If you have an unheated air space underneath the first floor, whether it’s a basement or a crawlspace, that’s another good area to insulate. Here your insulation should go right up under the floor, and you normally do this from underneath. Insulation with an R-factor of 19 or so is usually enough to keep the cold from creeping in. In most cases, if you caulk, weatherstrip, and insulate above the ceiling and under the floor, you’ll cut your annual heating bills by up to half, using your own unskilled labor and supplies your local hardware store will be happy to sell you. The one further step to add to the package is insulated window coverings, which we’ll be discussing next week – they provide a huge gain, since your ordinary single-pane window has an R-value around 1, but they’re complex enough to require a post of their own.

There’s a complicating factor with insulation, though, and that’s the effect of water vapor. The amount of water vapor that can be carried by a given amount of air depends on the temperature of the air, and as the temperature drops, the vapor turns back into liquid water and condenses onto any available surface. That’s where the drops on the outside of a bottle of cold beer come from – the air close to the bottle becomes chilled, and the water vapor contained in the air condenses out onto the glass. When it’s cold outside and warm indoors, you get a similar temperature drop in the middle of an insulated wall, and any water vapor that’s present will condense out onto your insulation. Water conducts heat much better than insulation does, so that condensed water causes a sharp decrease in the R-value of your insulation, and it can also lead to problems with mildew and dry rot in extreme cases.

You prevent this with vapor barriers. The standard vapor barrier these days, I’m sorry to say, is plastic sheeting, which is waterproof, moldproof, airtight, and cheap; finding a way to make something comparable from renewable materials would be a very worthwhile project. In the meantime, though, you need a vapor barrier if you’re going to insulate, and that means plastic sheeting, well overlapped and taped with duct tape. A crucial point you need to remember is that the vapor barrier always goes on the side of the insulation that’s going to be warmer – in other words, when you’re insulating the ceiling from the attic side, or the floor from the basement or crawlspace, the barrier goes in first and the insulation afterwards, but if you’ve torn out some drywall and are installing insulation, the insulation goes in first and the vapor barrier goes on over it, right beneath the new drywall.

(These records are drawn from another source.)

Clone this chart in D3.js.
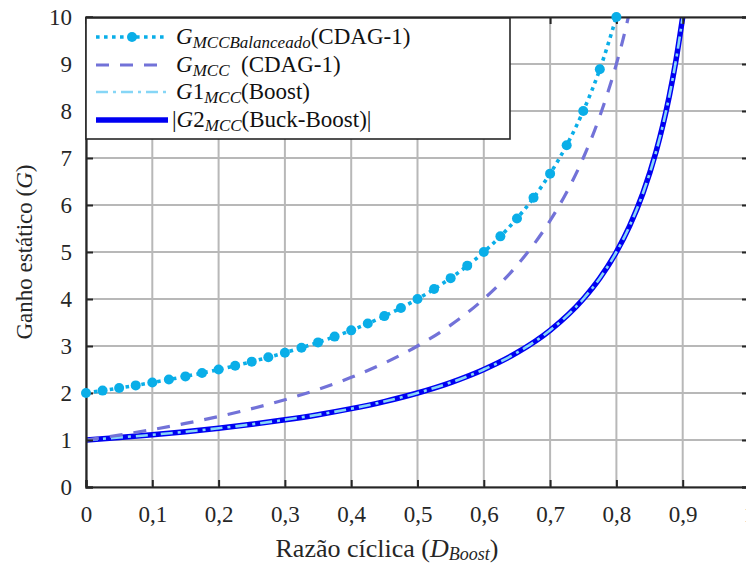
<!DOCTYPE html>
<html>
<head>
<meta charset="utf-8">
<script src="https://cdn.jsdelivr.net/npm/d3@7"></script>
<style>
  body { margin: 0; background: #fff; }
  svg, svg text { font-family: "Liberation Serif", "Times New Roman", "DejaVu Serif", serif !important; }
</style>
</head>
<body>
<svg id="chart" width="746" height="564"></svg>
<script>
// ---- data ----
const xTicks = [0, 0.1, 0.2, 0.3, 0.4, 0.5, 0.6, 0.7, 0.8, 0.9, 1];
const xTickLabels = ["0", "0,1", "0,2", "0,3", "0,4", "0,5", "0,6", "0,7", "0,8", "0,9", "1"];
const yTicks = [0, 1, 2, 3, 4, 5, 6, 7, 8, 9, 10];
const yTickLabels = ["0", "1", "2", "3", "4", "5", "6", "7", "8", "9", "10"];

const dBal = [0, 0.025, 0.05, 0.075, 0.1, 0.125, 0.15, 0.175, 0.2, 0.225, 0.25, 0.275, 0.3, 0.325, 0.35, 0.375, 0.4, 0.425, 0.45, 0.475, 0.5, 0.525, 0.55, 0.575, 0.6, 0.625, 0.65, 0.675, 0.7, 0.725, 0.75, 0.775, 0.8];
const gBal = [2, 2.051, 2.105, 2.162, 2.222, 2.286, 2.353, 2.424, 2.5, 2.581, 2.667, 2.759, 2.857, 2.963, 3.077, 3.2, 3.333, 3.478, 3.636, 3.81, 4, 4.211, 4.444, 4.706, 5, 5.333, 5.714, 6.154, 6.667, 7.273, 8, 8.889, 10];

const dMcc = [0, 0.05, 0.1, 0.15, 0.2, 0.25, 0.3, 0.35, 0.4, 0.45, 0.5, 0.55, 0.6, 0.65, 0.7, 0.725, 0.75, 0.775, 0.8, 0.81, 0.818];
const gMcc = [1, 1.105, 1.222, 1.353, 1.5, 1.667, 1.857, 2.077, 2.333, 2.636, 3, 3.444, 4, 4.714, 5.667, 6.273, 7, 7.889, 9, 9.526, 10];

const dBoost = [0, 0.05, 0.1, 0.15, 0.2, 0.25, 0.3, 0.35, 0.4, 0.45, 0.5, 0.55, 0.6, 0.65, 0.7, 0.75, 0.775, 0.8, 0.82, 0.84, 0.86, 0.87, 0.88, 0.89, 0.9];
const gBoost = [1, 1.053, 1.111, 1.176, 1.25, 1.333, 1.429, 1.538, 1.667, 1.818, 2, 2.222, 2.5, 2.857, 3.333, 4, 4.444, 5, 5.556, 6.25, 7.143, 7.692, 8.333, 9.091, 10];

const dBuck = [0, 0.05, 0.1, 0.15, 0.2, 0.25, 0.3, 0.35, 0.4, 0.45, 0.5, 0.55, 0.6, 0.65, 0.7, 0.75, 0.775, 0.8, 0.82, 0.84, 0.86, 0.87, 0.88, 0.89, 0.9];
const gBuck = [1, 1.053, 1.111, 1.176, 1.25, 1.333, 1.429, 1.538, 1.667, 1.818, 2, 2.222, 2.5, 2.857, 3.333, 4, 4.444, 5, 5.556, 6.25, 7.143, 7.692, 8.333, 9.091, 10];

// ---- layout ----
const FONT = '"Liberation Serif", "Times New Roman", "DejaVu Serif", serif';
const svg = d3.select("#chart");
const L = 86, R = 749, T = 17, B = 487;
const x = d3.scaleLinear().domain([0, 1]).range([L, R]);
const y = d3.scaleLinear().domain([0, 10]).range([B, T]);

const axisColor = "#262626";
const gridColor = "#b8b8b8";

svg.append("defs").append("clipPath").attr("id", "clip")
  .append("rect").attr("x", L).attr("y", T).attr("width", R - L).attr("height", B - T);

// grid
const grid = svg.append("g");
grid.selectAll("line.gx").data(xTicks).enter().append("line")
  .attr("x1", d => x(d)).attr("x2", d => x(d)).attr("y1", T).attr("y2", B)
  .attr("stroke", gridColor).attr("stroke-width", 2);
grid.selectAll("line.gy").data(yTicks).enter().append("line")
  .attr("y1", d => y(d)).attr("y2", d => y(d)).attr("x1", L).attr("x2", R)
  .attr("stroke", gridColor).attr("stroke-width", 2);

// axes via d3
const tl = 7;
const xAxisB = d3.axisBottom(x).tickValues(xTicks).tickFormat((d, i) => xTickLabels[i]).tickSize(-tl).tickPadding(19);
const xAxisT = d3.axisTop(x).tickValues(xTicks).tickFormat("").tickSize(-tl);
const yAxisL = d3.axisLeft(y).tickValues(yTicks).tickFormat((d, i) => yTickLabels[i]).tickSize(-tl).tickPadding(14);
const yAxisR = d3.axisRight(y).tickValues(yTicks).tickFormat("").tickSize(-tl);

function styleAxis(g) {
  g.attr("font-family", FONT);
  g.select(".domain").attr("stroke", axisColor).attr("stroke-width", 2.2);
  g.selectAll(".tick line").attr("stroke", axisColor).attr("stroke-width", 2);
  g.selectAll(".tick text").attr("fill", "#262626").attr("font-size", 23)
    .style("font-family", FONT);
}

// lines
const plot = svg.append("g").attr("clip-path", "url(#clip)");
const line = d3.line().x(d => x(d[0])).y(d => y(d[1])).curve(d3.curveMonotoneX);
const zip = (a, b) => a.map((v, i) => [v, b[i]]);

const cBal = "#0aaee8", cMcc = "#7272d8", cBoost = "#86d6f6", cBuck = "#0000f2";

plot.append("path").datum(zip(dBuck, gBuck)).attr("d", line)
  .attr("fill", "none").attr("stroke", cBuck).attr("stroke-width", 5.5);
plot.append("path").datum(zip(dBoost, gBoost)).attr("d", line)
  .attr("fill", "none").attr("stroke", cBoost).attr("stroke-width", 2.6)
  .attr("stroke-dasharray", "12,5,3,5");
plot.append("path").datum(zip(dMcc, gMcc)).attr("d", line)
  .attr("fill", "none").attr("stroke", cMcc).attr("stroke-width", 3.2)
  .attr("stroke-dasharray", "13,11");
plot.append("path").datum(zip(dBal, gBal)).attr("d", line)
  .attr("fill", "none").attr("stroke", cBal).attr("stroke-width", 3.6)
  .attr("stroke-dasharray", "3.6,4.4");

// axes on top of lines
svg.append("g").attr("transform", `translate(0,${B})`).call(xAxisB).call(styleAxis);
svg.append("g").attr("transform", `translate(0,${T})`).call(xAxisT).call(styleAxis);
svg.append("g").attr("transform", `translate(${L},0)`).call(yAxisL).call(styleAxis);
svg.append("g").attr("transform", `translate(${R},0)`).call(yAxisR).call(styleAxis);

// markers (not clipped)
svg.append("g").selectAll("circle").data(zip(dBal, gBal)).enter().append("circle")
  .attr("cx", d => x(d[0])).attr("cy", d => y(d[1])).attr("r", 5)
  .attr("fill", cBal);

// legend
const lg = svg.append("g");
lg.append("rect").attr("x", 86).attr("y", 18).attr("width", 424).attr("height", 121)
  .attr("fill", "#fff").attr("stroke", axisColor).attr("stroke-width", 1.6);

const rows = [
  { y: 37, color: cBal, width: 3.6, dash: "3.6,4.4", marker: true, main: "G", sub: "MCCBalanceado", tail: "(CDAG-1)", pre: "" },
  { y: 65, color: cMcc, width: 3.2, dash: "13,11", marker: false, main: "G", sub: "MCC", tail: "\u00a0 (CDAG-1)", pre: "" },
  { y: 92, color: cBoost, width: 2.6, dash: "12,5,3,5", marker: false, main: "G1", sub: "MCC", tail: "(Boost)", pre: "" },
  { y: 120, color: cBuck, width: 5.5, dash: null, marker: false, main: "G2", sub: "MCC", tail: "(Buck-Boost)|", pre: "|" }
];
rows.forEach(r => {
  const p = lg.append("line").attr("x1", 96).attr("x2", 168).attr("y1", r.y).attr("y2", r.y)
    .attr("stroke", r.color).attr("stroke-width", r.width);
  if (r.dash) p.attr("stroke-dasharray", r.dash);
  if (r.marker) lg.append("circle").attr("cx", 132).attr("cy", r.y).attr("r", 5).attr("fill", r.color);
  const t = lg.append("text").attr("x", r.pre ? 172 : 176).attr("y", r.y + 7).attr("font-size", 23)
    .attr("fill", "#111").style("font-family", FONT);
  if (r.pre) t.append("tspan").text(r.pre);
  t.append("tspan").attr("font-style", "italic").text("G");
  if (r.main.length > 1) t.append("tspan").text(r.main.slice(1));
  t.append("tspan").attr("font-style", "italic").attr("font-size", 17).attr("dy", 4).text(r.sub);
  t.append("tspan").attr("dy", -4).text(r.tail);
});

// axis titles
const xt = svg.append("text").attr("x", 387).attr("y", 557).attr("text-anchor", "middle")
  .attr("font-size", 26).attr("fill", "#262626").style("font-family", FONT);
xt.append("tspan").text("Razão cíclica (");
xt.append("tspan").attr("font-style", "italic").text("D");
xt.append("tspan").attr("font-style", "italic").attr("font-size", 18).attr("dy", 3).text("Boost");
xt.append("tspan").attr("dy", -3).text(")");

const yt = svg.append("text").attr("transform", "translate(32,252) rotate(-90)").attr("text-anchor", "middle")
  .attr("font-size", 23).attr("fill", "#262626").style("font-family", FONT);
yt.append("tspan").text("Ganho estático (");
yt.append("tspan").attr("font-style", "italic").text("G");
yt.append("tspan").text(")");
</script>
</body>
</html>
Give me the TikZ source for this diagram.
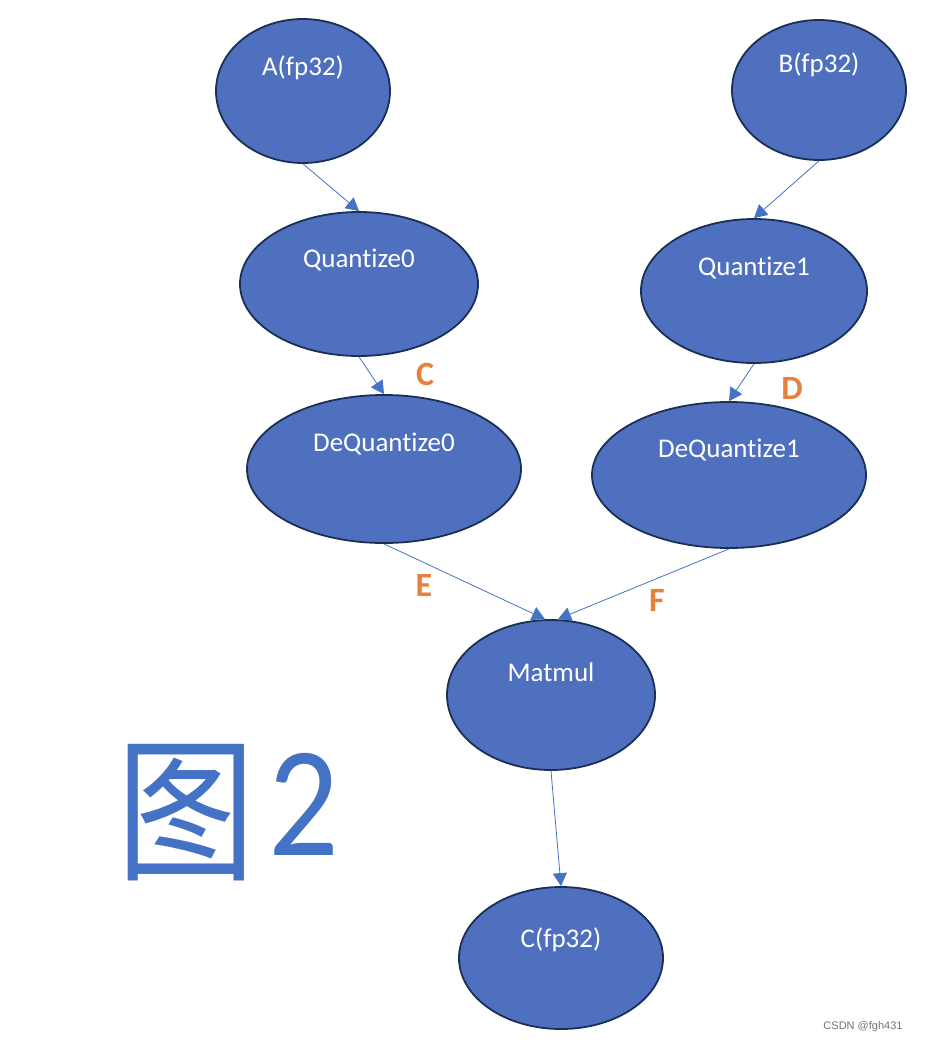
\documentclass[tikz,border=0pt]{standalone}
\usepackage{fontspec}
\setmainfont{Carlito}[Ligatures=NoCommon]
\newfontfamily\cjk{Noto Sans CJK SC}
\newfontfamily\marksans{Liberation Sans}
\usetikzlibrary{shapes.geometric,arrows.meta}
\definecolor{opblue}{HTML}{4472C4}
\definecolor{opfill}{HTML}{4E70BE}
\definecolor{opedge}{HTML}{1B2F55}
\definecolor{tagorange}{HTML}{E8803A}

\begin{document}
\begin{tikzpicture}[x=1pt,y=-1pt,
    op/.style={ellipse,draw=opedge,line width=1.8pt,fill=opfill,inner sep=0pt},
    oplabel/.style={text=white,font=\fontsize{27}{27}\selectfont},
    flow/.style={opblue,line width=0.8pt,-{Triangle[length=13pt,width=14pt]}},
    tag/.style={text=tagorange,font=\fontsize{34}{34}\selectfont\bfseries}]

    \useasboundingbox (0,0) rectangle (924,1044);

    \foreach \name/\x/\y/\w/\h/\dy/\txt in {A/303/91/174/144/23/A(fp32),
        B/819/90/174/140/25/B(fp32),
        Q0/359/284/238/144/24/Quantize0,
        Q1/754/291/226/144/23/Quantize1,
        DQ0/384/469/274/148/25/DeQuantize0,
        DQ1/729/475/274/146/25/DeQuantize1,
        M/551/695/208/150/23/Matmul,
        C/561/958/204/142/18/C(fp32)}
    {
        \node[op,minimum width=\w,minimum height=\h,
            label={[oplabel,yshift=\dy]center:\txt}] (\name) at (\x,\y) {};
    }

    \draw[flow] (A.south) -- (Q0.north);
    \draw[flow] (B.south) -- (Q1.north);
    \draw[flow] (Q0.south) -- (DQ0.north);
    \draw[flow] (Q1.south) -- (DQ1.north);
    \draw[flow] (DQ0.south) -- ([xshift=-6pt]M.north);
    \draw[flow] (DQ1.south) -- ([xshift=7pt]M.north);
    \draw[flow] (M.south) -- (C.north);

    \node[tag] (tc) at (425,374) {C};
    \node[tag] (td) at (792,388) {D};
    \node[tag] (te) at (424,585) {E};
    \node[tag] (tf) at (657,600) {F};

    \node[text=opblue,inner sep=0pt] (fig) at (186,813)
        {\scalebox{0.93}[1.04]{\fontsize{150}{150}\selectfont\cjk 图}};
    \node[text=opblue,anchor=base,inner sep=0pt] (num) at (304,855)
        {\scalebox{0.93}[1.05]{\fontsize{150}{150}\selectfont 2}};

    \node[text=black!55,font=\marksans\fontsize{11}{11}\selectfont] (csdn) at (863,1027) {CSDN @fgh431};

\end{tikzpicture}
\end{document}
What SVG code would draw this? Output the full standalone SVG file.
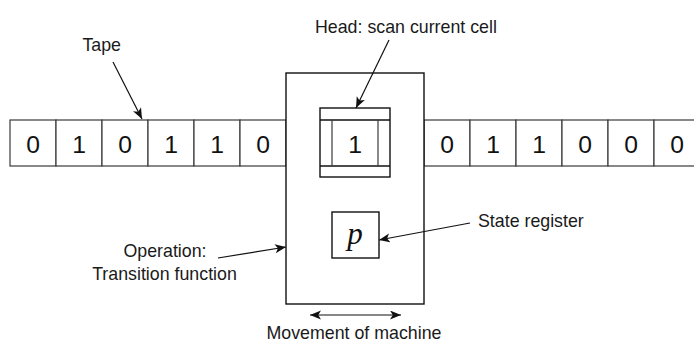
<svg xmlns="http://www.w3.org/2000/svg" width="694" height="342" viewBox="0 0 694 342">
  <style>
    .cell { fill: #ffffff; stroke: #3a3a3a; stroke-width: 1.2; }
    .box { fill: #ffffff; stroke: #111111; stroke-width: 1.4; }
    .digit { font-family: "Liberation Sans", Arial, sans-serif; font-size: 24.7px; fill: #111111; text-anchor: middle; }
    .label { font-family: "Liberation Sans", Arial, sans-serif; font-size: 17.8px; fill: #1a1a1a; }
    .mid { text-anchor: middle; }
    .math { font-family: "Liberation Serif", "Times New Roman", serif; font-style: italic; font-size: 31px; fill: #111111; text-anchor: middle; }
    .conn { fill: none; stroke: #111111; stroke-width: 1.2; }
  </style>
  <defs>
    <marker id="arrow" markerUnits="userSpaceOnUse" markerWidth="13" markerHeight="10" refX="11" refY="4.5" orient="auto-start-reverse">
      <path d="M0,0 L11,4.5 L0,9 L2.8,4.5 Z" fill="#111111"/>
    </marker>
  </defs>

  <!-- tape, left part -->
  <g id="tape-left">
    <rect class="cell" x="10" y="120" width="46" height="46"/>
    <rect class="cell" x="56" y="120" width="46" height="46"/>
    <rect class="cell" x="102" y="120" width="46" height="46"/>
    <rect class="cell" x="148" y="120" width="46" height="46"/>
    <rect class="cell" x="194" y="120" width="46" height="46"/>
    <rect class="cell" x="240" y="120" width="46" height="46"/>
    <text class="digit" x="33" y="152.5">0</text>
    <text class="digit" x="79" y="152.5">1</text>
    <text class="digit" x="125" y="152.5">0</text>
    <text class="digit" x="171" y="152.5">1</text>
    <text class="digit" x="217" y="152.5">1</text>
    <text class="digit" x="263" y="152.5">0</text>
  </g>

  <!-- tape, right part -->
  <g id="tape-right">
    <rect class="cell" x="424" y="120" width="46" height="46"/>
    <rect class="cell" x="470" y="120" width="46" height="46"/>
    <rect class="cell" x="516" y="120" width="46" height="46"/>
    <rect class="cell" x="562" y="120" width="46" height="46"/>
    <rect class="cell" x="608" y="120" width="46" height="46"/>
    <rect class="cell" x="654" y="120" width="46" height="46"/>
    <text class="digit" x="447" y="152.5">0</text>
    <text class="digit" x="493" y="152.5">1</text>
    <text class="digit" x="539" y="152.5">1</text>
    <text class="digit" x="585" y="152.5">0</text>
    <text class="digit" x="631" y="152.5">0</text>
    <text class="digit" x="677" y="152.5">0</text>
  </g>

  <!-- machine body -->
  <g id="machine">
    <rect class="box" x="286" y="73" width="138" height="231"/>
  </g>

  <!-- read/write head over the current cell -->
  <g id="head">
    <rect class="box" x="320" y="108" width="70" height="69"/>
    <line class="box" x1="320" y1="120" x2="390" y2="120"/>
    <line class="box" x1="320" y1="166" x2="390" y2="166"/>
    <line class="cell" x1="332" y1="120" x2="332" y2="166"/>
    <line class="cell" x1="378" y1="120" x2="378" y2="166"/>
    <text class="digit" x="355" y="152.5">1</text>
  </g>

  <!-- state register -->
  <g id="state-register">
    <rect class="box" x="332" y="212" width="47" height="46"/>
    <text class="math" x="355" y="243.5">p</text>
  </g>

  <!-- annotations -->
  <g id="labels">
    <text class="label mid" x="101.7" y="51">Tape</text>
    <text class="label" x="315" y="33">Head: scan current cell</text>
    <text class="label" x="478" y="227">State register</text>
    <text class="label mid" x="165" y="257">Operation:</text>
    <text class="label mid" x="164.5" y="280">Transition function</text>
    <text class="label mid" x="354" y="338.5">Movement of machine</text>
  </g>

  <!-- connectors -->
  <g id="connectors">
    <line class="conn" x1="113" y1="62" x2="142" y2="119" marker-end="url(#arrow)"/>
    <line class="conn" x1="389" y1="40" x2="356" y2="108" marker-end="url(#arrow)"/>
    <line class="conn" x1="470" y1="223" x2="379" y2="240" marker-end="url(#arrow)"/>
    <line class="conn" x1="218" y1="258" x2="286" y2="247" marker-end="url(#arrow)"/>
    <line class="conn" x1="310" y1="315" x2="401" y2="315" marker-start="url(#arrow)" marker-end="url(#arrow)"/>
  </g>
</svg>
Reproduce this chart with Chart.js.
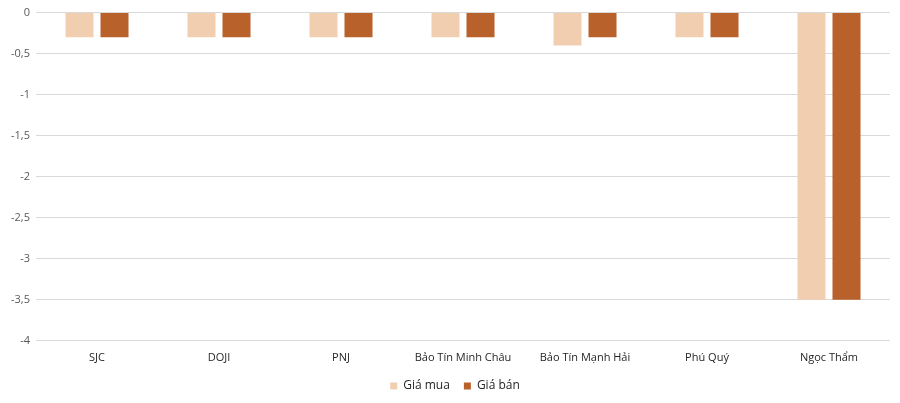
<!DOCTYPE html>
<html>
<head>
<meta charset="utf-8">
<script src="https://cdn.jsdelivr.net/npm/chart.js@4"></script>
<style>
  html, body { margin: 0; padding: 0; background: #fff; }
  #wrap { width: 900px; height: 403px; }
</style>
</head>
<body>
<div id="wrap"><canvas id="chart"></canvas></div>
<script>
// Data
const categories = ["SJC", "DOJI", "PNJ", "Bảo Tín Minh Châu", "Bảo Tín Mạnh Hải", "Phú Quý", "Ngọc Thẩm"];
const giaMua = [-0.3, -0.3, -0.3, -0.3, -0.4, -0.3, -3.5];
const giaBan = [-0.3, -0.3, -0.3, -0.3, -0.3, -0.3, -3.5];
const seriesNames = ["Giá mua", "Giá bán"];

const ctx = document.getElementById("chart").getContext("2d");

// nudge the legend a bit to the right, like the original
const legendShift = {
  id: "legendShift",
  afterLayout(c) {
    c.legend.left += 10;
    c.legend.right += 10;
  }
};

const chart = new Chart(ctx, {
  type: "bar",
  data: {
    labels: categories,
    datasets: [
      { label: seriesNames[0], data: giaMua, backgroundColor: "#F2CEB1" },
      { label: seriesNames[1], data: giaBan, backgroundColor: "#B9612B" }
    ]
  },
  options: {
    responsive: true,
    maintainAspectRatio: false,
    animation: false,
    categoryPercentage: 0.574,
    barPercentage: 0.8,
    layout: { padding: { top: 12, right: 10, left: 0, bottom: 1 } },
    scales: {
      x: {
        grid: { display: false },
        border: { display: false },
        ticks: {
          color: "#262626",
          font: { family: "Open Sans", size: 11 },
          padding: 2,
          maxRotation: 0
        }
      },
      y: {
        min: -4,
        max: 0,
        border: { display: false },
        grid: { color: "#D9D9D9", lineWidth: 1, drawTicks: false },
        afterFit: (scale) => { scale.width = 36; },
        ticks: {
          stepSize: 0.5,
          color: "#595959",
          padding: 6,
          font: { family: "Open Sans", size: 11 },
          callback: (v) => String(v).replace(".", ",")
        }
      }
    },
    plugins: {
      tooltip: { enabled: false },
      legend: {
        position: "bottom",
        labels: {
          boxWidth: 7,
          boxHeight: 7,
          padding: 14,
          color: "#262626",
          font: { family: "Open Sans", size: 12 }
        }
      }
    }
  },
  plugins: [legendShift]
});
</script>
</body>
</html>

Here again, if you have the money to spend, you can insulate the living bejesus out of a house and get it to the point that body heat, cooking, and a bit of additional boost on really cold days will take care of your heating needs. The Passive House system mentioned in last week’s post uses this as one of its ingredients, and it’s certainly an option, but it’s going to set you back a chunk of change. Those who don’t have that kind of money to spare – and they will likely be the very large minority over the decades to come – can still keep themselves, their families, and anybody willing to learn from them comfortably warm in winter on much less energy by using the simpler methods discussed here. Further on down the curve of the Long Descent, as current housing stock wears out, other techniques will need to evolve; with any luck, enough knowledge of how insulation works can be passed on through the upcoming crises to make that process easier than it would otherwise be.

It’s probably necessary to reiterate here that insulating your home is not going to save the world. For that matter, insulating all the homes in America won’t save the world, and that probably can’t be managed at this point anyway, if only because most Americans have gotten so tipsy on the fantasy of infinite energy that only a fairly modest fraction of the population is likely to be willing to put in the modest amount of labor and money needed to do the thing. Still, as I’ve suggested tolerably often in these posts, we are long past the point where any sort of grand organized project to stave off the Long Descent could still be carried out with any hope of success, even if the resource surplus still existed and the political will could be mustered. The window has closed, the surpluses are gone, and the political will to accomplish much of anything but handwaving and hunting for scapegoats went AWOL a long time ago; what remains is the hard but potentially rewarding project of adapting to a challenging future, and to that, simple steps such as home insulation have much to offer.

Resources

Here again, the best place to start is with the Master Conserver worksheets available online at the Cultural Conservers Foundation website; the papers you want are the ones titled "Home Insulation" and "Reducing Moisture Problems." Beyond that, just about any handbook on home repair and maintenance published in America from the 1960s onwards includes a section on how to install the usual kinds of insulation. Larry Gay’s The Complete Book of Insulating is a good reference for those who want to go the extra step or two.